If you watch any television at all, read a magazine or turn on the radio, there seems to be a new drug to treat anything and everything. We live in a medication-obsessed society. But are these drugs as effective as they claim to be? A new study has concluded that the answer to that question is no. Furthermore, researchers say that international drug development processes, standards, and policies are fundamentally broken and must be reformed.
According to the study performed at the German Institute for Quality and Efficiency in Health Care, more than half of the new drugs entering the German healthcare system show absolutely no added benefit.
Between 2011 and 2017, researchers examined 216 drugs that passed regulatory approval and entered the German market. Most of these assessed drugs were also approved by the European Medicines Agency for widespread use throughout greater Europe.

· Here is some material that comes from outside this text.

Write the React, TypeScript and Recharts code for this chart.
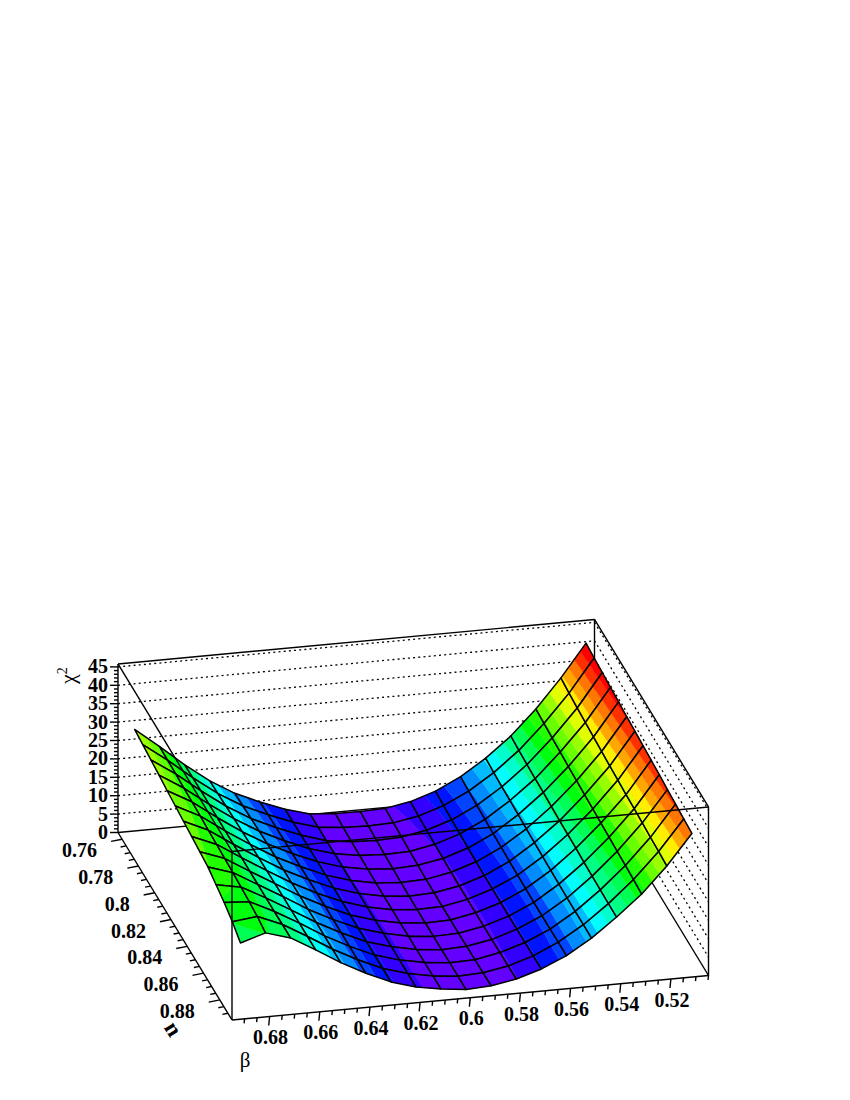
import { ScatterChart, Scatter, XAxis, YAxis } from "recharts";

const betaValues = [0.69, 0.68, 0.67, 0.66, 0.65, 0.64, 0.63, 0.62, 0.61, 0.6, 0.59, 0.58, 0.57, 0.56, 0.55, 0.54, 0.53, 0.52, 0.51];
const nValues = [0.76, 0.77, 0.78, 0.79, 0.8, 0.81, 0.82, 0.83, 0.84, 0.85, 0.86, 0.87, 0.88, 0.89];

// chi2 along n, one list per beta
const chi069 = [29.5, 29.0, 28.5, 28.0, 27.4, 26.9, 26.4, 25.9, 25.4, 24.9, 23.7, 22.5, 20.9, 18.8];
const chi068 = [24.2, 24.1, 24.0, 23.8, 23.7, 23.5, 23.3, 23.1, 22.9, 22.7, 22.4, 22.1, 21.7, 20.9];
const chi067 = [18.6, 18.7, 18.8, 18.8, 18.8, 18.8, 18.8, 18.8, 18.8, 18.8, 18.8, 18.8, 18.9, 18.9];
const chi066 = [13.6, 13.8, 14.0, 14.2, 14.3, 14.5, 14.6, 14.7, 14.8, 14.9, 14.9, 15.0, 15.0, 15.0];
const chi065 = [9.6, 9.8, 10.0, 10.2, 10.4, 10.5, 10.6, 10.7, 10.8, 10.8, 10.9, 10.9, 10.9, 10.9];
const chi064 = [6.6, 6.8, 6.9, 7.0, 7.1, 7.2, 7.3, 7.3, 7.4, 7.4, 7.4, 7.4, 7.4, 7.4];
const chi063 = [4.0, 4.1, 4.2, 4.2, 4.3, 4.3, 4.4, 4.4, 4.4, 4.4, 4.4, 4.4, 4.4, 4.4];
const chi062 = [2.1, 2.1, 2.1, 2.2, 2.2, 2.2, 2.3, 2.3, 2.3, 2.4, 2.4, 2.4, 2.4, 2.4];
const chi061 = [1.6, 1.4, 1.2, 1.1, 1.0, 0.9, 0.9, 0.9, 0.9, 1.0, 1.0, 1.1, 1.1, 1.2];
const chi060 = [1.5, 1.2, 0.9, 0.7, 0.5, 0.4, 0.3, 0.3, 0.3, 0.3, 0.3, 0.4, 0.4, 0.4];
const chi059 = [1.7, 1.4, 1.2, 0.9, 0.8, 0.6, 0.6, 0.5, 0.5, 0.5, 0.6, 0.6, 0.7, 0.8];
const chi058 = [2.9, 2.6, 2.4, 2.2, 2.0, 1.9, 1.8, 1.8, 1.8, 1.8, 1.8, 1.9, 1.9, 2.0];
const chi057 = [5.1, 4.8, 4.6, 4.4, 4.2, 4.1, 4.0, 4.0, 3.9, 3.9, 4.0, 4.0, 4.0, 4.1];
const chi056 = [8.4, 8.1, 7.9, 7.7, 7.5, 7.4, 7.2, 7.1, 7.1, 7.0, 7.0, 7.0, 7.1, 7.1];
const chi055 = [12.8, 12.5, 12.3, 12.2, 12.0, 11.8, 11.7, 11.5, 11.4, 11.3, 11.2, 11.2, 11.2, 11.2];
const chi054 = [18.2, 17.9, 17.7, 17.5, 17.4, 17.2, 17.0, 16.9, 16.8, 16.6, 16.5, 16.4, 16.3, 16.3];
const chi053 = [24.9, 24.6, 24.3, 24.1, 23.8, 23.6, 23.4, 23.2, 23.0, 22.8, 22.6, 22.4, 22.2, 21.9];
const chi052 = [32.7, 32.2, 31.8, 31.5, 31.2, 30.9, 30.6, 30.4, 30.1, 29.9, 29.7, 29.4, 29.2, 28.9];
const chi051 = [41.5, 41.1, 40.8, 40.4, 40.1, 39.7, 39.4, 39.1, 38.8, 38.5, 38.1, 37.8, 37.4, 37.1];
const chiByBeta = [chi069, chi068, chi067, chi066, chi065, chi064, chi063, chi062, chi061, chi060, chi059, chi058, chi057, chi056, chi055, chi054, chi053, chi052, chi051];

const betaTickLabels = ["0.68", "0.66", "0.64", "0.62", "0.6", "0.58", "0.56", "0.54", "0.52"];
const nTickLabels = ["0.76", "0.78", "0.8", "0.82", "0.84", "0.86", "0.88"];
const chiTickLabels = ["0", "5", "10", "15", "20", "25", "30", "35", "40", "45"];

const W = 850;
const H = 1100;
const SERIF = "'Liberation Serif', 'Times New Roman', serif";

// box of the lego plot on the page
const BETA_MAX = 0.695;
const BETA_MIN = 0.505;
const N_MIN = 0.755;
const N_MAX = 0.895;
const PX_PER_CHI = 3.68;
const CHI_TOP = 45.8;
const front = { x: 232, y: 1020 };
const alongBeta = { x: 476.5, y: -44.5 };
const alongN = { x: -114, y: -187.5 };

function project(beta: number, n: number, chi: number) {
  const a = (BETA_MAX - beta) / (BETA_MAX - BETA_MIN);
  const b = (N_MAX - n) / (N_MAX - N_MIN);
  return {
    x: front.x + a * alongBeta.x + b * alongN.x,
    y: front.y + a * alongBeta.y + b * alongN.y - chi * PX_PER_CHI,
  };
}

// ROOT rainbow palette, 50 colours cut in 20 levels
const LEVELS = 20;
const CHI_MAX = 41.5;
function levelColor(k: number) {
  const idx = Math.floor((k + 0.99) * 2.5);
  const hue = 280 - (idx + 1) * 5.6;
  return `hsl(${hue}, 100%, 50%)`;
}

type V = { x: number; y: number; c: number };

function clip(poly: V[], level: number, keepAbove: boolean) {
  const out: V[] = [];
  for (let i = 0; i < poly.length; i++) {
    const p = poly[i];
    const q = poly[(i + 1) % poly.length];
    const pIn = keepAbove ? p.c >= level : p.c <= level;
    const qIn = keepAbove ? q.c >= level : q.c <= level;
    if (pIn) out.push(p);
    if (pIn !== qIn) {
      const t = (level - p.c) / (q.c - p.c);
      out.push({ x: p.x + t * (q.x - p.x), y: p.y + t * (q.y - p.y), c: level });
    }
  }
  return out;
}

const cells: { x: number; y: number; corners: V[] }[] = [];
for (let j = 0; j < nValues.length - 1; j++) {
  for (let i = 0; i < betaValues.length - 1; i++) {
    const corners = [
      [i, j],
      [i + 1, j],
      [i + 1, j + 1],
      [i, j + 1],
    ].map(([a, b]) => {
      const c = chiByBeta[a][b];
      return { ...project(betaValues[a], nValues[b], c), c };
    });
    cells.push({ x: corners[0].x, y: corners[0].y, corners });
  }
}

const toPoints = (poly: { x: number; y: number }[], dx: number, dy: number) =>
  poly.map((p) => `${(p.x + dx).toFixed(2)},${(p.y + dy).toFixed(2)}`).join(" ");

function CellShape(props: any) {
  const { cx, cy, payload } = props;
  const dx = cx - payload.x;
  const dy = cy - payload.y;
  const step = CHI_MAX / LEVELS;
  const bands = [];
  for (let k = 0; k < LEVELS; k++) {
    let poly = clip(payload.corners, k * step, true);
    if (poly.length > 2 && k < LEVELS - 1) poly = clip(poly, (k + 1) * step, false);
    if (poly.length > 2) {
      const col = levelColor(k);
      bands.push(<polygon key={k} points={toPoints(poly, dx, dy)} fill={col} stroke={col} strokeWidth={0.4} />);
    }
  }
  return (
    <g>
      {bands}
      <polygon points={toPoints(payload.corners, dx, dy)} fill="none" stroke="#000" strokeWidth={1.5} strokeLinejoin="round" />
    </g>
  );
}

type Seg = { x: number; y: number; x2: number; y2: number; dotted?: boolean };

function SegShape(props: any) {
  const { cx, cy, payload } = props;
  const dx = cx - payload.x;
  const dy = cy - payload.y;
  return (
    <line
      x1={cx}
      y1={cy}
      x2={payload.x2 + dx}
      y2={payload.y2 + dy}
      stroke="#000"
      strokeWidth={payload.dotted ? 1.3 : 1.4}
      strokeDasharray={payload.dotted ? "2 3.2" : undefined}
    />
  );
}

function seg(a: { x: number; y: number }, b: { x: number; y: number }, dotted = false): Seg {
  return { x: a.x, y: a.y, x2: b.x, y2: b.y, dotted };
}

// back walls and floor, behind the surface
const backLines: Seg[] = [
  seg(project(BETA_MAX, N_MIN, 0), project(BETA_MIN, N_MIN, 0)),
  seg(project(BETA_MIN, N_MIN, 0), project(BETA_MIN, N_MAX, 0)),
  seg(project(BETA_MAX, N_MIN, CHI_TOP), project(BETA_MIN, N_MIN, CHI_TOP)),
  seg(project(BETA_MIN, N_MIN, 0), project(BETA_MIN, N_MIN, CHI_TOP)),
  seg(project(BETA_MAX, N_MIN, 0), project(BETA_MAX, N_MIN, CHI_TOP)),
  seg(project(BETA_MIN, N_MIN, CHI_TOP), project(BETA_MIN, N_MAX, CHI_TOP)),
];
chiTickLabels.slice(1).forEach((label) => {
  const c = Number(label);
  backLines.push(seg(project(BETA_MAX, N_MIN, c), project(BETA_MIN, N_MIN, c), true));
  backLines.push(seg(project(BETA_MIN, N_MIN, c), project(BETA_MIN, N_MAX, c), true));
});

// front edges of the box, over the surface
const frontLines: Seg[] = [
  seg(project(BETA_MAX, N_MIN, CHI_TOP), project(BETA_MAX, N_MAX, CHI_TOP)),
  seg(project(BETA_MAX, N_MAX, CHI_TOP), project(BETA_MIN, N_MAX, CHI_TOP)),
  seg(project(BETA_MAX, N_MAX, CHI_TOP), project(BETA_MAX, N_MAX, 0)),
  seg(project(BETA_MIN, N_MAX, CHI_TOP), project(BETA_MIN, N_MAX, 0)),
  seg(project(BETA_MAX, N_MAX, 0), project(BETA_MIN, N_MAX, 0)),
  seg(project(BETA_MAX, N_MIN, 0), project(BETA_MAX, N_MAX, 0)),
];

const betaTickValues: number[] = [];
for (let k = 0; k <= 37; k++) betaTickValues.push(0.69 - k * 0.005);
const nTickValues: number[] = [];
for (let k = 0; k <= 26; k++) nTickValues.push(0.76 + k * 0.005);
const chiTickValues: number[] = [];
for (let k = 0; k <= 45; k++) chiTickValues.push(k);

const isMajor = (v: number) => Math.abs(v * 50 - Math.round(v * 50)) < 1e-6;

const tickLines: Seg[] = [];
betaTickValues.forEach((b) => {
  const p = project(b, N_MAX, 0);
  const len = isMajor(b) ? 9 : 4.5;
  tickLines.push(seg(p, { x: p.x - 0.1 * len, y: p.y + len }));
});
nTickValues.forEach((n) => {
  const p = project(BETA_MAX, n, 0);
  const len = isMajor(n) ? 11 : 5.5;
  tickLines.push(seg(p, { x: p.x - len, y: p.y + 0.2 * len }));
});
chiTickValues.forEach((c) => {
  const p = project(BETA_MAX, N_MIN, c);
  const len = c % 5 === 0 ? 8 : 4;
  tickLines.push(seg(p, { x: p.x - len, y: p.y }));
});

type Label = { x: number; y: number; text: string; anchor: string; size: number; bold: boolean; rotate?: number; sup?: string };

const labels: Label[] = [
  ...betaTickLabels.map((text) => {
    const p = project(Number(text), N_MAX, 0);
    return { x: p.x + 1, y: p.y + 27.5, text, anchor: "middle", size: 20, bold: true };
  }),
  ...nTickLabels.map((text) => {
    const p = project(BETA_MAX, Number(text), 0);
    return { x: p.x - 25, y: p.y + 18, text, anchor: "end", size: 20, bold: true };
  }),
  ...chiTickLabels.map((text) => {
    const p = project(BETA_MAX, N_MIN, Number(text));
    return { x: p.x - 10, y: p.y + 6.5, text, anchor: "end", size: 20, bold: true };
  }),
  { x: 245, y: 1067, text: "β", anchor: "middle", size: 21, bold: false },
  { x: 167, y: 1033, text: "n", anchor: "middle", size: 23, bold: true, rotate: 58 },
  { x: 75, y: 684, text: "χ", anchor: "start", size: 22, bold: false, rotate: -90, sup: "2" },
];

function LabelShape(props: any) {
  const { cx, cy, payload } = props;
  return (
    <text
      x={cx}
      y={cy}
      textAnchor={payload.anchor}
      fontFamily={SERIF}
      fontSize={payload.size}
      fontWeight={payload.bold ? "bold" : "normal"}
      fill="#000"
      transform={payload.rotate ? `rotate(${payload.rotate} ${cx} ${cy})` : undefined}
    >
      {payload.text}
      {payload.sup ? (
        <tspan dy={-8} fontSize={14}>
          {payload.sup}
        </tspan>
      ) : null}
    </text>
  );
}

export default function App() {
  return (
    <div style={{ position: "absolute", left: 0, top: 0, width: W, height: H }}>
      <ScatterChart width={W} height={H} margin={{ top: 0, right: 0, bottom: 0, left: 0 }}>
        <XAxis type="number" dataKey="x" domain={[0, W]} hide />
        <YAxis type="number" dataKey="y" domain={[0, H]} reversed hide />
        <Scatter data={backLines} shape={SegShape} isAnimationActive={false} />
        <Scatter data={cells} shape={CellShape} isAnimationActive={false} />
        <Scatter data={frontLines} shape={SegShape} isAnimationActive={false} />
        <Scatter data={tickLines} shape={SegShape} isAnimationActive={false} />
        <Scatter data={labels} shape={LabelShape} isAnimationActive={false} />
      </ScatterChart>
    </div>
  );
}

Alarmingly, only a quarter of those drugs showed any significant medical added benefit based on the available evidence. What’s more, 16% showed even a minor added benefit, and a whopping 58% of studied drugs did not show any added benefit over standard patient care.
When the drugs were separated by speciality, the results were just as unsettling: just 6% of psychiatric drugs showed added benefit, along with 17% of diabetes drugs..
Even in the investigated drugs that did show significant benefit, most of the research could only apply to sub-groups. “For the overall patient population, the current output of drug development may thus be resulting in even less progress than our assessments suggest,” the study reads.
The study’s authors say that some within the healthcare industry argue that limited information on a drug at the time of its approval is how things have always been done, and is simply the “price to be paid” in order to provide patients with early access to unprecedented new drugs.
To refute this argument, researchers revisited a study on cancer drugs conducted between 2009 and 2013 that found most of the drugs had been approved with little evidence of any benefits to cancer patients quality of life or survival chances. After following up on the cancer drugs’ success rates, researchers found minimal additional evidence of the drugs’ effectiveness.
The research team says drugs are almost never studied after being initially approved, and even when a drug is found to be ineffective, global regulators do little to punish offending drug manufacturers.
“As a consequence, patients’ ability to make informed treatment decisions consonant with their preferences might be compromised, and any healthcare system hoping to call itself ‘patient centred’ is falling short of its ethical obligations,” the study states.
The authors recommend a much more strict drug approval process that demands stronger evidence from long-term studies conducted on large, randomized control groups. Even after a drug is approved, research should continue in order to fill in any and all information gaps that may remain.
The entire way these drugs are priced and incentivized needs to be overhauled as well; right now vague and unclear results are being rewarded with monetary gain, whereas real tangible results should be the only final outcome that produces profit.
The authors conclude: “Combined action at EU and national levels is required to define public health goals and to revise the legal and regulatory framework, including introducing new drug development models, to meet these goals and focus on what should be the main priority in healthcare: the needs of patients.”
The study is published in the scientific journal The BMJ.